14. Aged men in the East meet in the open space round the gate to decide judicial trials and to hold social converse (Job 29:7, 8).

16. The crown—all our glory, the kingdom and the priesthood (Job 19:9; Ps 89:39, 44).

17. (La 1:22; 2:11).

18. foxes—They frequent desolate places where they can freely and fearlessly roam.

19. (Ps 102:12). The perpetuity of God's rule over human affairs, however He may seem to let His people be oppressed for a time, is their ground of hope of restoration.

20. for ever—that is, for "so long a time."

21. (Ps 80:3; Jer 31:18). "Restore us to favor with Thee, and so we shall be restored to our old position" [Grotius]. Jeremiah is not speaking of spiritual conversion, but of that outward turning whereby God receives men into His fatherly favor, manifested in bestowing prosperity [Calvin]. Still, as Israel is a type of the Church, temporal goods typify spiritual blessings; and so the sinner may use this prayer for God to convert him.

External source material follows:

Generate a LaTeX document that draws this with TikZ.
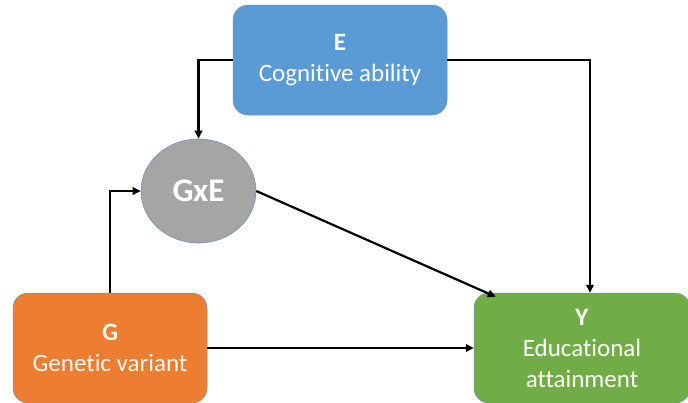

22. Rather, "Unless haply Thou hast utterly rejected us, and art beyond measure wroth against us," that is, Unless Thou art implacable, which is impossible, hear our prayer [Calvin]. Or, as Margin, "For wouldest Thou utterly reject us?" &c.—No; that cannot be. The Jews, in this book, and in Isaiah and Malachi, to avoid the ill-omen of a mournful closing sentence, repeat the verse immediately preceding the last [Calvin].